→ **AIM**
In exact form, please repeat the records from their opening line down to the line with "ax = fig.add_axes([0.0952, 0.1071, 0.8979, 0.8683])", including that line.
── DATASET CONTENT
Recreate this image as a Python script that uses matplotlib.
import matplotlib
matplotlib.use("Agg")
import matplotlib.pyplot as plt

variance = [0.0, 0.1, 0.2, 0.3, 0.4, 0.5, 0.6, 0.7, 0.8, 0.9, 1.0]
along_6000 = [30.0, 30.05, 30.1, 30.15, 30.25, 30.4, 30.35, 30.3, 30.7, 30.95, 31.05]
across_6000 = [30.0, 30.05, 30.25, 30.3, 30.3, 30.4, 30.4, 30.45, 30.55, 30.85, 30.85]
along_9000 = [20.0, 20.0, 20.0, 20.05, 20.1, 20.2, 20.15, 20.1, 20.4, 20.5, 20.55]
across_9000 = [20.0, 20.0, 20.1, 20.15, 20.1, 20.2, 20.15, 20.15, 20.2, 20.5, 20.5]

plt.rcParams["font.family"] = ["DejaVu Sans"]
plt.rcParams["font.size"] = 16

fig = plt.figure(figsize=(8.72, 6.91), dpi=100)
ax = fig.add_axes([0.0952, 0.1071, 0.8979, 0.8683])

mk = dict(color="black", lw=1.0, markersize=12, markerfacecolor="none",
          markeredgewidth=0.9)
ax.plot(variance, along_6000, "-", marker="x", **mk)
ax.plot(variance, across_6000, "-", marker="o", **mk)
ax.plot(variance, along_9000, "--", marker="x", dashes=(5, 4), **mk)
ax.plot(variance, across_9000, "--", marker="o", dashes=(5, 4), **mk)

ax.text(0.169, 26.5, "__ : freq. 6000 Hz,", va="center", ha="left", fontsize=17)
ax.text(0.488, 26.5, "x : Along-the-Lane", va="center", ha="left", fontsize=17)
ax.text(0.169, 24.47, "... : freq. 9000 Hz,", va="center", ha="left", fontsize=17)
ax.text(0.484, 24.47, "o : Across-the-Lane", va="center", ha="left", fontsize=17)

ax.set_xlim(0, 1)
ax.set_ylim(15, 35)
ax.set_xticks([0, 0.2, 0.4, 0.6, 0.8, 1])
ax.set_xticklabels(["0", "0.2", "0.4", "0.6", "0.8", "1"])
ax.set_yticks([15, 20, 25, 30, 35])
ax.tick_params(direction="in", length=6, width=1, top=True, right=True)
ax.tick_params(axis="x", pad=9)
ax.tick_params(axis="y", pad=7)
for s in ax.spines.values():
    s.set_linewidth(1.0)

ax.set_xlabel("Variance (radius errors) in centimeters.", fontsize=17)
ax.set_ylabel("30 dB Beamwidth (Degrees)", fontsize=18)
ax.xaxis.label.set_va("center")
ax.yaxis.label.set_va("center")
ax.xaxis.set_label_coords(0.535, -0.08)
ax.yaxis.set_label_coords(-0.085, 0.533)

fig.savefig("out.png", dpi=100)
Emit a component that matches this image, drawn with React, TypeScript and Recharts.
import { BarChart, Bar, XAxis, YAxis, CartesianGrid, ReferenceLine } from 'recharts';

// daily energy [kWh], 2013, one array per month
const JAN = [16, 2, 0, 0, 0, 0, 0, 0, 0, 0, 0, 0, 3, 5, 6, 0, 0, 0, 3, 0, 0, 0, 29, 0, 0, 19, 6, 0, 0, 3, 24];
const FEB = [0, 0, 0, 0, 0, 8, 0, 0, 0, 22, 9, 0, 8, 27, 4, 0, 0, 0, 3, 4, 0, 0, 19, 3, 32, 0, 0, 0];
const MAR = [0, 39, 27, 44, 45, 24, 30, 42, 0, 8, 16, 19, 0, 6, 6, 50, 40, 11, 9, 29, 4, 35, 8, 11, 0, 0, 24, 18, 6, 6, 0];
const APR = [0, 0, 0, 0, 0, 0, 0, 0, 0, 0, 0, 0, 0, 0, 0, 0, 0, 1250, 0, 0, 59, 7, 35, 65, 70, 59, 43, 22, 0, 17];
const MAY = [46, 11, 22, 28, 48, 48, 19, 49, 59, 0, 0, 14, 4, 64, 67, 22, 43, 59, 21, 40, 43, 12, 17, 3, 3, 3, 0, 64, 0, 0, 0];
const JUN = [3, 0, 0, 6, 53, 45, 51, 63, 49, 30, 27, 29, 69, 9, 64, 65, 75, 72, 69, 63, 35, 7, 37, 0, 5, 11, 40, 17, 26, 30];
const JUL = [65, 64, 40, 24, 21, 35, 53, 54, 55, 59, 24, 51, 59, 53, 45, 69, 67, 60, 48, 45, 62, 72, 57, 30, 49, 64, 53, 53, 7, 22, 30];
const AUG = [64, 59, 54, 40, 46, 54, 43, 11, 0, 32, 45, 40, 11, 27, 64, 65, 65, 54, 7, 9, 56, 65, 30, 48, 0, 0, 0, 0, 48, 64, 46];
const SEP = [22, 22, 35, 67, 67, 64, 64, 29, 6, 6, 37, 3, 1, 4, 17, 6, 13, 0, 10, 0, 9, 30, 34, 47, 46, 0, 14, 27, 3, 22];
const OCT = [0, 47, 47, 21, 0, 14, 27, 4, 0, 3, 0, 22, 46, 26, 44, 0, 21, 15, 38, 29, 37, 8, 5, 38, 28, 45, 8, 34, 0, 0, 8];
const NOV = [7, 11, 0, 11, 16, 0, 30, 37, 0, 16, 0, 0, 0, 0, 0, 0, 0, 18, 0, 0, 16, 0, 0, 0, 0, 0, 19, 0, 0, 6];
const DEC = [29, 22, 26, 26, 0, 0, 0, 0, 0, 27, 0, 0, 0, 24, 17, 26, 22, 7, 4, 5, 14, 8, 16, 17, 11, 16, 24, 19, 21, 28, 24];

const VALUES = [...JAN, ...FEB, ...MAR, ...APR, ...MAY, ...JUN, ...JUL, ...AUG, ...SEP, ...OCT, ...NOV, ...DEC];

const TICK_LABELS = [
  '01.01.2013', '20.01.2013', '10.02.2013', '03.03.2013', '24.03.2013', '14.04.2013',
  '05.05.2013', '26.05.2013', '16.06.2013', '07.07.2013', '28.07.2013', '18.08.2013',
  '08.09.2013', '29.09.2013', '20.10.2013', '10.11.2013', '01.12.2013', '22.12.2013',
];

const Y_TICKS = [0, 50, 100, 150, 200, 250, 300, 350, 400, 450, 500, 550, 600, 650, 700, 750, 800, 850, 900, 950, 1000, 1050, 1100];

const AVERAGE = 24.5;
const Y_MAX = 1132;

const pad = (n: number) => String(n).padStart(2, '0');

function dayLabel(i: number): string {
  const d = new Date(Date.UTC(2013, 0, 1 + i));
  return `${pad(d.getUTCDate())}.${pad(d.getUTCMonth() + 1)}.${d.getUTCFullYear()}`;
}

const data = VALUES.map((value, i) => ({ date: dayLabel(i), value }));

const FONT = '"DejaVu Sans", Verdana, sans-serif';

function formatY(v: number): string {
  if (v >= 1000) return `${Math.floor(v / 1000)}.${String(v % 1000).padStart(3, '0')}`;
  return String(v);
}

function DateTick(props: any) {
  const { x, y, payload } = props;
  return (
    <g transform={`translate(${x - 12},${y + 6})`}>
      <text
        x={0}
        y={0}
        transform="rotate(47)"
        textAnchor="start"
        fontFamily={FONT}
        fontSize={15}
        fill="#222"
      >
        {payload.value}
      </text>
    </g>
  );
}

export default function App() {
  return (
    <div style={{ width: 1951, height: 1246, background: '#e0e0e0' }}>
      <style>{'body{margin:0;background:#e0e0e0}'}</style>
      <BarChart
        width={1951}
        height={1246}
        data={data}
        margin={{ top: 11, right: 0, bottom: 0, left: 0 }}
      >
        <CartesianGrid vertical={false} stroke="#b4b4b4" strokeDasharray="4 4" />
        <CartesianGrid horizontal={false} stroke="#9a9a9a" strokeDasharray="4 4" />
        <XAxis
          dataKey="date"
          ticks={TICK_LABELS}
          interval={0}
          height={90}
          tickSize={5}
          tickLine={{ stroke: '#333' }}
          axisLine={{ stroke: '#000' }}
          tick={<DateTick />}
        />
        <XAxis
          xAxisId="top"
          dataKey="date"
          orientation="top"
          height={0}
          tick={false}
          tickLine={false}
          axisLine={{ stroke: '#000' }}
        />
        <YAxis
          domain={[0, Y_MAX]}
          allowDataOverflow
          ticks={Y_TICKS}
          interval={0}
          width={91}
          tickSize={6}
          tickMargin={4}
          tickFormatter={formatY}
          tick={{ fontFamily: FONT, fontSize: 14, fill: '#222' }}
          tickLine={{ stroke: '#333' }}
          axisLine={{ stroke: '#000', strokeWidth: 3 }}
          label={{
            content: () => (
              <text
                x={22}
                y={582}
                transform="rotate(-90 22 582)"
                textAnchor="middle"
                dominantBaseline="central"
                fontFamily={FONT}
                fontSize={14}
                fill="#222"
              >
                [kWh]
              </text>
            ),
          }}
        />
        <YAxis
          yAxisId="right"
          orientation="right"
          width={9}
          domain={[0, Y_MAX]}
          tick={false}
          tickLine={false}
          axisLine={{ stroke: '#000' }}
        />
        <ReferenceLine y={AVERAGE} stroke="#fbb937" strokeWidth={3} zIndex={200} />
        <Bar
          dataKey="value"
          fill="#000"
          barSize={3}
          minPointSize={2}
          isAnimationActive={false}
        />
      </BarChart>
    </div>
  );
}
────
→ **COMPLETED TASK**
Recreate this image as a Python script that uses matplotlib.
import matplotlib
matplotlib.use("Agg")
import matplotlib.pyplot as plt

variance = [0.0, 0.1, 0.2, 0.3, 0.4, 0.5, 0.6, 0.7, 0.8, 0.9, 1.0]
along_6000 = [30.0, 30.05, 30.1, 30.15, 30.25, 30.4, 30.35, 30.3, 30.7, 30.95, 31.05]
across_6000 = [30.0, 30.05, 30.25, 30.3, 30.3, 30.4, 30.4, 30.45, 30.55, 30.85, 30.85]
along_9000 = [20.0, 20.0, 20.0, 20.05, 20.1, 20.2, 20.15, 20.1, 20.4, 20.5, 20.55]
across_9000 = [20.0, 20.0, 20.1, 20.15, 20.1, 20.2, 20.15, 20.15, 20.2, 20.5, 20.5]

plt.rcParams["font.family"] = ["DejaVu Sans"]
plt.rcParams["font.size"] = 16

fig = plt.figure(figsize=(8.72, 6.91), dpi=100)
ax = fig.add_axes([0.0952, 0.1071, 0.8979, 0.8683])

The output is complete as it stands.